### Your task
Skip all pictures, then print the remaining material exactly.

┌─ Information supplied

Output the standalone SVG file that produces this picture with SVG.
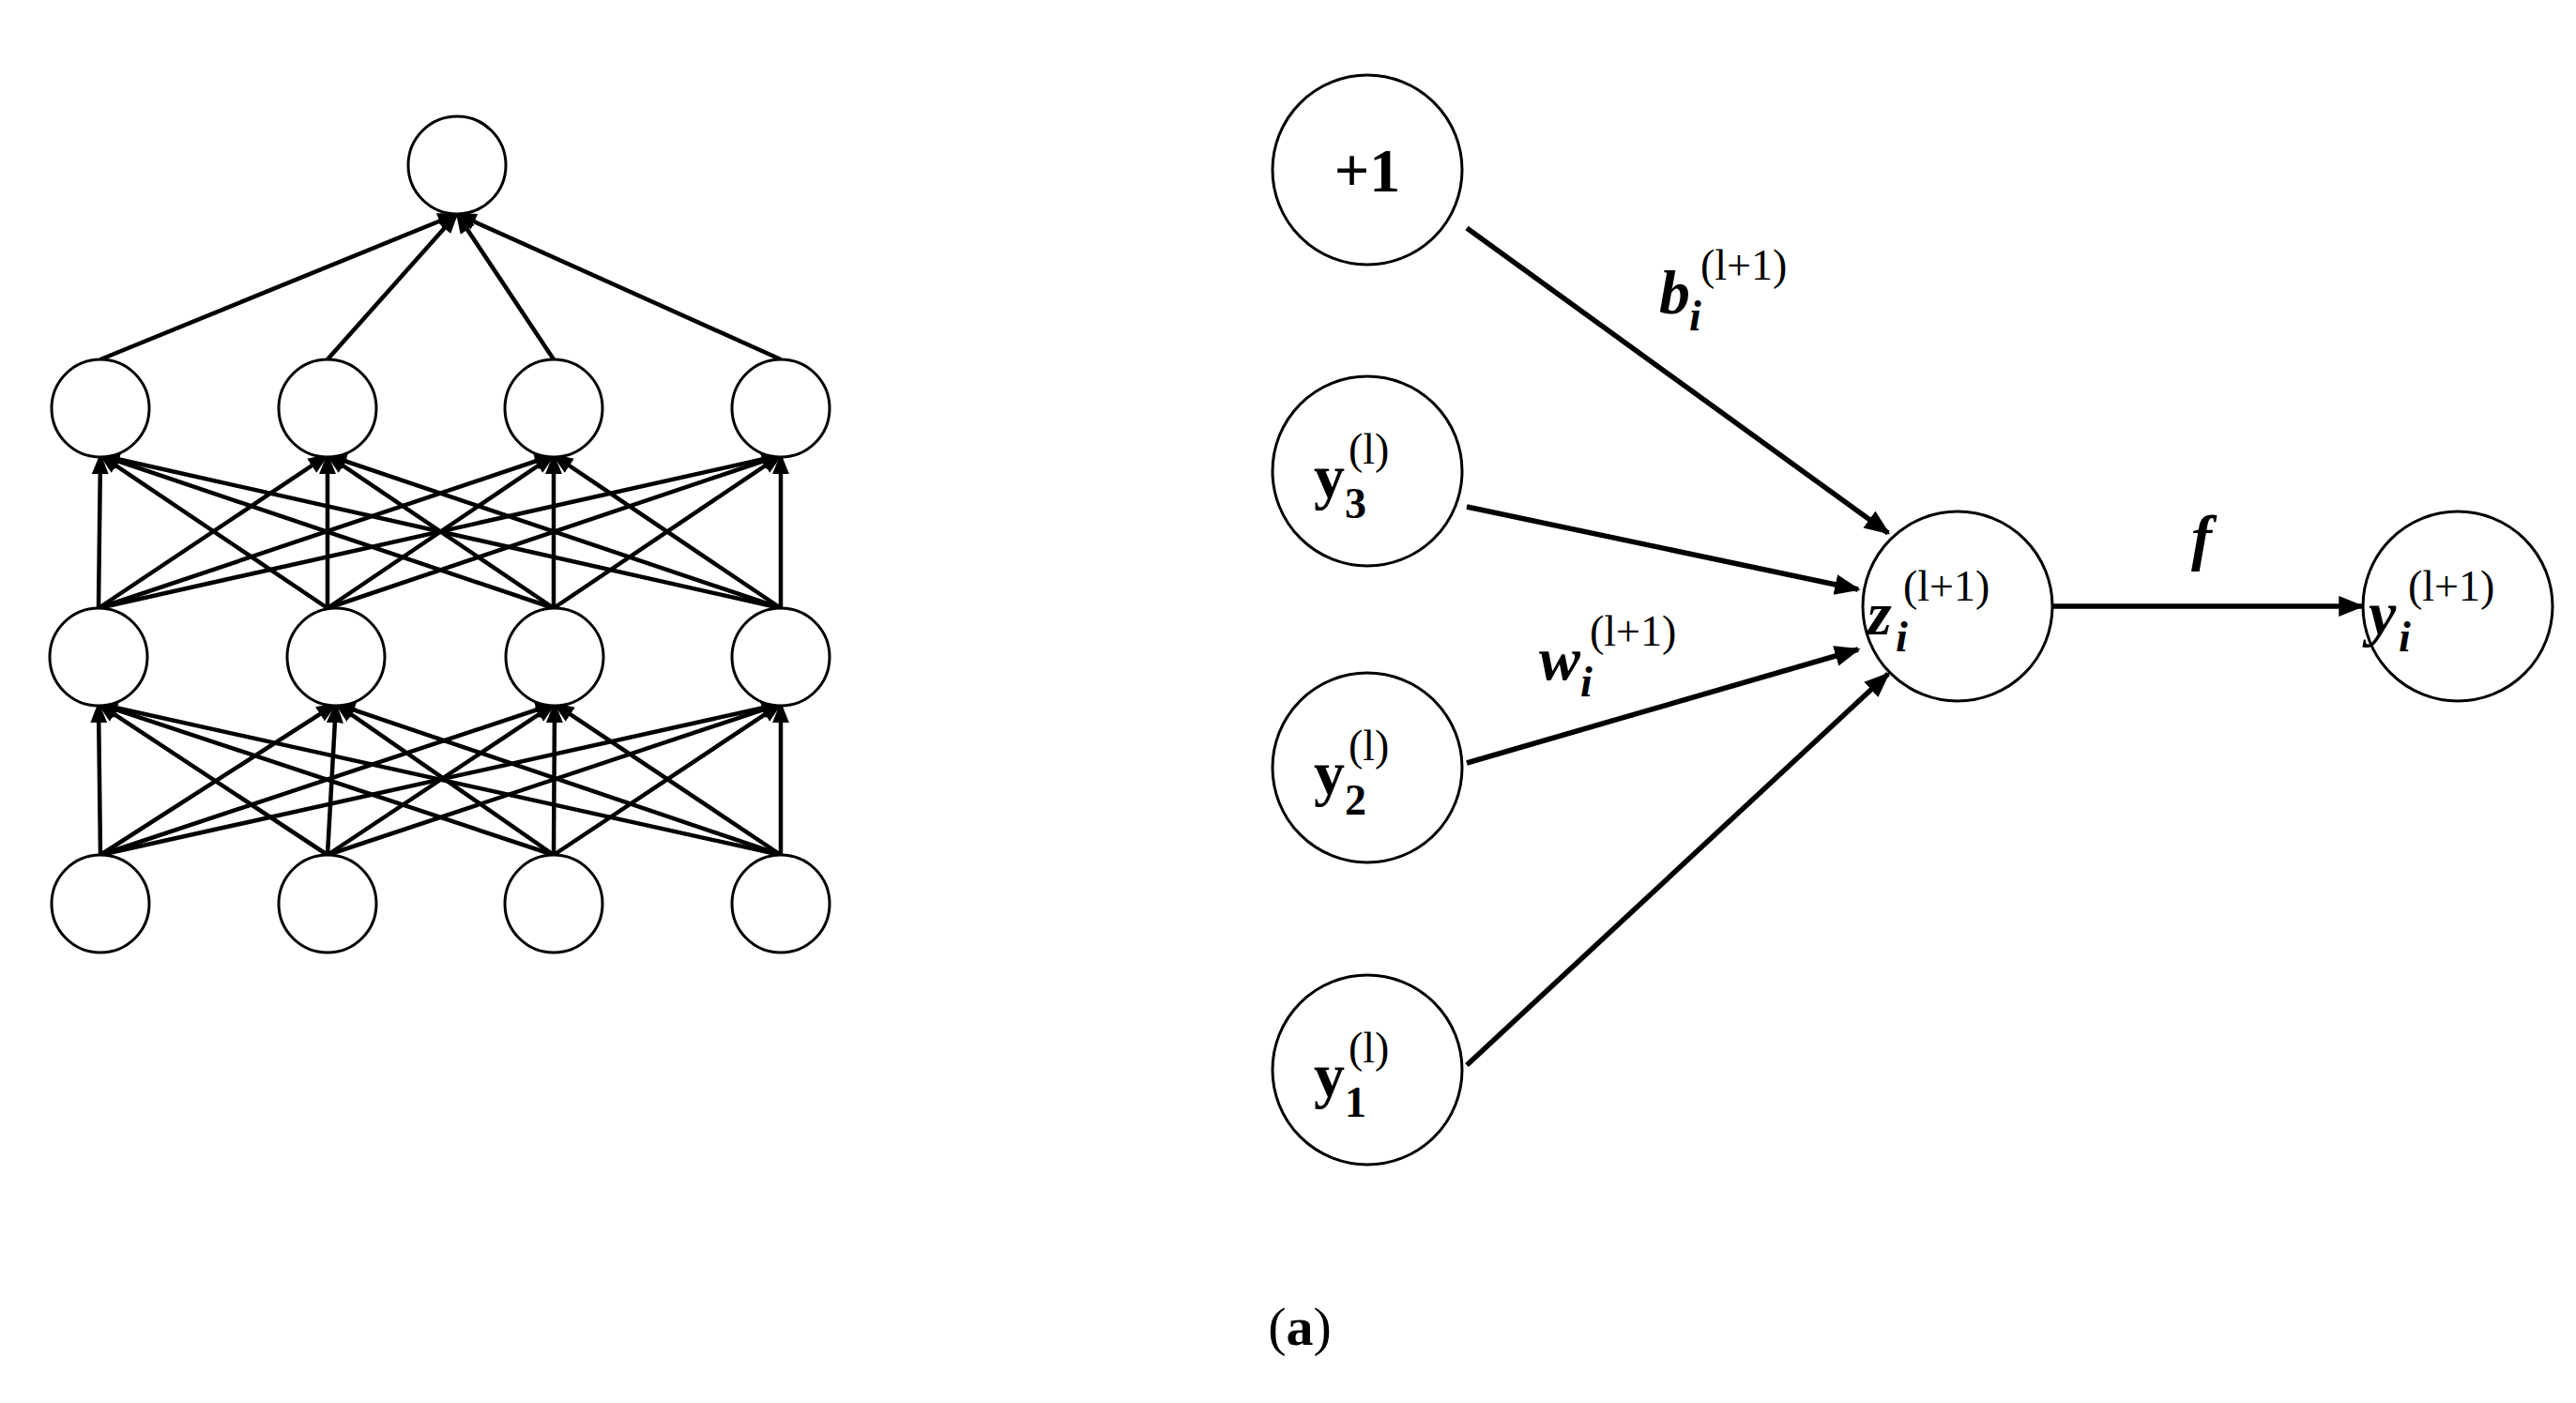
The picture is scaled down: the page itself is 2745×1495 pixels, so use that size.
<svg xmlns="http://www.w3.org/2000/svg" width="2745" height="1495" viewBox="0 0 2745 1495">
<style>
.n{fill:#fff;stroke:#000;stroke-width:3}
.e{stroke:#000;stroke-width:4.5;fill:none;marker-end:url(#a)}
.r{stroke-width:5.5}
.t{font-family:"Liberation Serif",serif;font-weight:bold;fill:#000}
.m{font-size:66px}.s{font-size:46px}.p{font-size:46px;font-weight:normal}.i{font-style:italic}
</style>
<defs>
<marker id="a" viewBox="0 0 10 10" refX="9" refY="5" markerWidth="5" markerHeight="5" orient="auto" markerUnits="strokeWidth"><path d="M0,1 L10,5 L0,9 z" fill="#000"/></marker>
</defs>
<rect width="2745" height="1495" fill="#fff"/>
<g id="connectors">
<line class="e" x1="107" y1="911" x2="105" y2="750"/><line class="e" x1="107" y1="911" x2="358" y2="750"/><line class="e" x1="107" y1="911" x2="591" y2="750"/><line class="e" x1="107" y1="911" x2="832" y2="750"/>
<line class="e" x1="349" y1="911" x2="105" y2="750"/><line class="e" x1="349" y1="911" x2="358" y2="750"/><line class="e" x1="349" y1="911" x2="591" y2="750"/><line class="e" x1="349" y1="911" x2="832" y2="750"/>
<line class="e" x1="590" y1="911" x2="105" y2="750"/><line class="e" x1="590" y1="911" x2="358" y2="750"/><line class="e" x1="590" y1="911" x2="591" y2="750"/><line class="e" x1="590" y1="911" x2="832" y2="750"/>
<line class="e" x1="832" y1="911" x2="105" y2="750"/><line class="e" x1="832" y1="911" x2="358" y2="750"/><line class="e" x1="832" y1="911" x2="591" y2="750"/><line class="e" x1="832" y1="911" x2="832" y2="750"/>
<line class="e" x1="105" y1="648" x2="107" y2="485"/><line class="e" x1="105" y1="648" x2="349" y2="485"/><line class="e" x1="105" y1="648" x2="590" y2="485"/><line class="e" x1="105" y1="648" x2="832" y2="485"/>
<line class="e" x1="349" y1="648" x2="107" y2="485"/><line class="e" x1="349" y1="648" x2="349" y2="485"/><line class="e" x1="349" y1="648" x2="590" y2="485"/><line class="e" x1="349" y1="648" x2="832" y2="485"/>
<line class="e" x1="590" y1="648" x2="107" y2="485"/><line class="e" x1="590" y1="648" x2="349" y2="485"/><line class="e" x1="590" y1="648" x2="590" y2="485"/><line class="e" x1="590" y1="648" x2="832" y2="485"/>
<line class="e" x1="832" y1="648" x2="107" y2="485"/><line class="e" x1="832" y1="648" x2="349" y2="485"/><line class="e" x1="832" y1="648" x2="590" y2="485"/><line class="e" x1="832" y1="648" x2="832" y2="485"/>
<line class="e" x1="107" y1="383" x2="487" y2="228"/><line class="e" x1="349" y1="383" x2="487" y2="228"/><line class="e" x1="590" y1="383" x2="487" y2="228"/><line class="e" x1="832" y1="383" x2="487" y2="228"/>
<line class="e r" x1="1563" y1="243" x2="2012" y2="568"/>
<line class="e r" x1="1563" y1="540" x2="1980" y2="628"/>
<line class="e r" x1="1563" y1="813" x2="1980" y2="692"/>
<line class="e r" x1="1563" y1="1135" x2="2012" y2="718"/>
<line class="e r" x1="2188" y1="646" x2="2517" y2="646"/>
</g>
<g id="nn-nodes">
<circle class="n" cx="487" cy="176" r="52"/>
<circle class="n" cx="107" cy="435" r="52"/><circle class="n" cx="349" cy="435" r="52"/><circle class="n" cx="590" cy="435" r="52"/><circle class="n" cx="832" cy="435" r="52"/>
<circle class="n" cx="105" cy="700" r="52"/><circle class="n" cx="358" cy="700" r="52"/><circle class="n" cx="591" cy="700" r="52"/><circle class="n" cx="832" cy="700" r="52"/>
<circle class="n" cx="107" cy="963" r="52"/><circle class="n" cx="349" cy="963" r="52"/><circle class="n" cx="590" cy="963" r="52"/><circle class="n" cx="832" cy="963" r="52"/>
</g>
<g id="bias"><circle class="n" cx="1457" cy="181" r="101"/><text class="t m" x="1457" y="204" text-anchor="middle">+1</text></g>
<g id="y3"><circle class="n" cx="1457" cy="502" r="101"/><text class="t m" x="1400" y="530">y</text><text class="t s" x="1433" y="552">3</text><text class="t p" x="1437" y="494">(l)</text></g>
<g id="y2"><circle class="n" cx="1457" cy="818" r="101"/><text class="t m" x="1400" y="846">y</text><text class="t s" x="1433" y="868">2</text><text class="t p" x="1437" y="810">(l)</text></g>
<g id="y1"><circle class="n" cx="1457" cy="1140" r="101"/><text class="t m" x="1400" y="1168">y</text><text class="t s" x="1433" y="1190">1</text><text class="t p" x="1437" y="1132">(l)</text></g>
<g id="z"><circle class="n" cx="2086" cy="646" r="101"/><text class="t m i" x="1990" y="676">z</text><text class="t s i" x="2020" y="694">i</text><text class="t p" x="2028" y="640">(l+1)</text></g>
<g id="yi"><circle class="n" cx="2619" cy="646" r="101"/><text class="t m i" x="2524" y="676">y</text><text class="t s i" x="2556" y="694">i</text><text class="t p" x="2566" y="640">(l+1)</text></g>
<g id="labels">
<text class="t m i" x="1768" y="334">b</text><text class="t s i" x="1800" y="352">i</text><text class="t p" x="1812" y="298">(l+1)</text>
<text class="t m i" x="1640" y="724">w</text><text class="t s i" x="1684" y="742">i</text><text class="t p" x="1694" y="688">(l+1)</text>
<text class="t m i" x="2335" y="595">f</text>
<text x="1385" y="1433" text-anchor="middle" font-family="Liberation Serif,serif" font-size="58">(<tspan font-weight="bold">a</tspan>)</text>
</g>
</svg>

└─

### Written answer
Output the standalone SVG file that produces this picture with SVG.
The picture is scaled down: the page itself is 2745×1495 pixels, so use that size.
<svg xmlns="http://www.w3.org/2000/svg" width="2745" height="1495" viewBox="0 0 2745 1495">
<style>
.n{fill:#fff;stroke:#000;stroke-width:3}
.e{stroke:#000;stroke-width:4.5;fill:none;marker-end:url(#a)}
.r{stroke-width:5.5}
.t{font-family:"Liberation Serif",serif;font-weight:bold;fill:#000}
.m{font-size:66px}.s{font-size:46px}.p{font-size:46px;font-weight:normal}.i{font-style:italic}
</style>
<defs>
<marker id="a" viewBox="0 0 10 10" refX="9" refY="5" markerWidth="5" markerHeight="5" orient="auto" markerUnits="strokeWidth"><path d="M0,1 L10,5 L0,9 z" fill="#000"/></marker>
</defs>
<rect width="2745" height="1495" fill="#fff"/>
<g id="connectors">
<line class="e" x1="107" y1="911" x2="105" y2="750"/><line class="e" x1="107" y1="911" x2="358" y2="750"/><line class="e" x1="107" y1="911" x2="591" y2="750"/><line class="e" x1="107" y1="911" x2="832" y2="750"/>
<line class="e" x1="349" y1="911" x2="105" y2="750"/><line class="e" x1="349" y1="911" x2="358" y2="750"/><line class="e" x1="349" y1="911" x2="591" y2="750"/><line class="e" x1="349" y1="911" x2="832" y2="750"/>
<line class="e" x1="590" y1="911" x2="105" y2="750"/><line class="e" x1="590" y1="911" x2="358" y2="750"/><line class="e" x1="590" y1="911" x2="591" y2="750"/><line class="e" x1="590" y1="911" x2="832" y2="750"/>
<line class="e" x1="832" y1="911" x2="105" y2="750"/><line class="e" x1="832" y1="911" x2="358" y2="750"/><line class="e" x1="832" y1="911" x2="591" y2="750"/><line class="e" x1="832" y1="911" x2="832" y2="750"/>
<line class="e" x1="105" y1="648" x2="107" y2="485"/><line class="e" x1="105" y1="648" x2="349" y2="485"/><line class="e" x1="105" y1="648" x2="590" y2="485"/><line class="e" x1="105" y1="648" x2="832" y2="485"/>
<line class="e" x1="349" y1="648" x2="107" y2="485"/><line class="e" x1="349" y1="648" x2="349" y2="485"/><line class="e" x1="349" y1="648" x2="590" y2="485"/><line class="e" x1="349" y1="648" x2="832" y2="485"/>
<line class="e" x1="590" y1="648" x2="107" y2="485"/><line class="e" x1="590" y1="648" x2="349" y2="485"/><line class="e" x1="590" y1="648" x2="590" y2="485"/><line class="e" x1="590" y1="648" x2="832" y2="485"/>
<line class="e" x1="832" y1="648" x2="107" y2="485"/><line class="e" x1="832" y1="648" x2="349" y2="485"/><line class="e" x1="832" y1="648" x2="590" y2="485"/><line class="e" x1="832" y1="648" x2="832" y2="485"/>
<line class="e" x1="107" y1="383" x2="487" y2="228"/><line class="e" x1="349" y1="383" x2="487" y2="228"/><line class="e" x1="590" y1="383" x2="487" y2="228"/><line class="e" x1="832" y1="383" x2="487" y2="228"/>
<line class="e r" x1="1563" y1="243" x2="2012" y2="568"/>
<line class="e r" x1="1563" y1="540" x2="1980" y2="628"/>
<line class="e r" x1="1563" y1="813" x2="1980" y2="692"/>
<line class="e r" x1="1563" y1="1135" x2="2012" y2="718"/>
<line class="e r" x1="2188" y1="646" x2="2517" y2="646"/>
</g>
<g id="nn-nodes">
<circle class="n" cx="487" cy="176" r="52"/>
<circle class="n" cx="107" cy="435" r="52"/><circle class="n" cx="349" cy="435" r="52"/><circle class="n" cx="590" cy="435" r="52"/><circle class="n" cx="832" cy="435" r="52"/>
<circle class="n" cx="105" cy="700" r="52"/><circle class="n" cx="358" cy="700" r="52"/><circle class="n" cx="591" cy="700" r="52"/><circle class="n" cx="832" cy="700" r="52"/>
<circle class="n" cx="107" cy="963" r="52"/><circle class="n" cx="349" cy="963" r="52"/><circle class="n" cx="590" cy="963" r="52"/><circle class="n" cx="832" cy="963" r="52"/>
</g>
<g id="bias"><circle class="n" cx="1457" cy="181" r="101"/><text class="t m" x="1457" y="204" text-anchor="middle">+1</text></g>
<g id="y3"><circle class="n" cx="1457" cy="502" r="101"/><text class="t m" x="1400" y="530">y</text><text class="t s" x="1433" y="552">3</text><text class="t p" x="1437" y="494">(l)</text></g>
<g id="y2"><circle class="n" cx="1457" cy="818" r="101"/><text class="t m" x="1400" y="846">y</text><text class="t s" x="1433" y="868">2</text><text class="t p" x="1437" y="810">(l)</text></g>
<g id="y1"><circle class="n" cx="1457" cy="1140" r="101"/><text class="t m" x="1400" y="1168">y</text><text class="t s" x="1433" y="1190">1</text><text class="t p" x="1437" y="1132">(l)</text></g>
<g id="z"><circle class="n" cx="2086" cy="646" r="101"/><text class="t m i" x="1990" y="676">z</text><text class="t s i" x="2020" y="694">i</text><text class="t p" x="2028" y="640">(l+1)</text></g>
<g id="yi"><circle class="n" cx="2619" cy="646" r="101"/><text class="t m i" x="2524" y="676">y</text><text class="t s i" x="2556" y="694">i</text><text class="t p" x="2566" y="640">(l+1)</text></g>
<g id="labels">
<text class="t m i" x="1768" y="334">b</text><text class="t s i" x="1800" y="352">i</text><text class="t p" x="1812" y="298">(l+1)</text>
<text class="t m i" x="1640" y="724">w</text><text class="t s i" x="1684" y="742">i</text><text class="t p" x="1694" y="688">(l+1)</text>
<text class="t m i" x="2335" y="595">f</text>
<text x="1385" y="1433" text-anchor="middle" font-family="Liberation Serif,serif" font-size="58">(<tspan font-weight="bold">a</tspan>)</text>
</g>
</svg>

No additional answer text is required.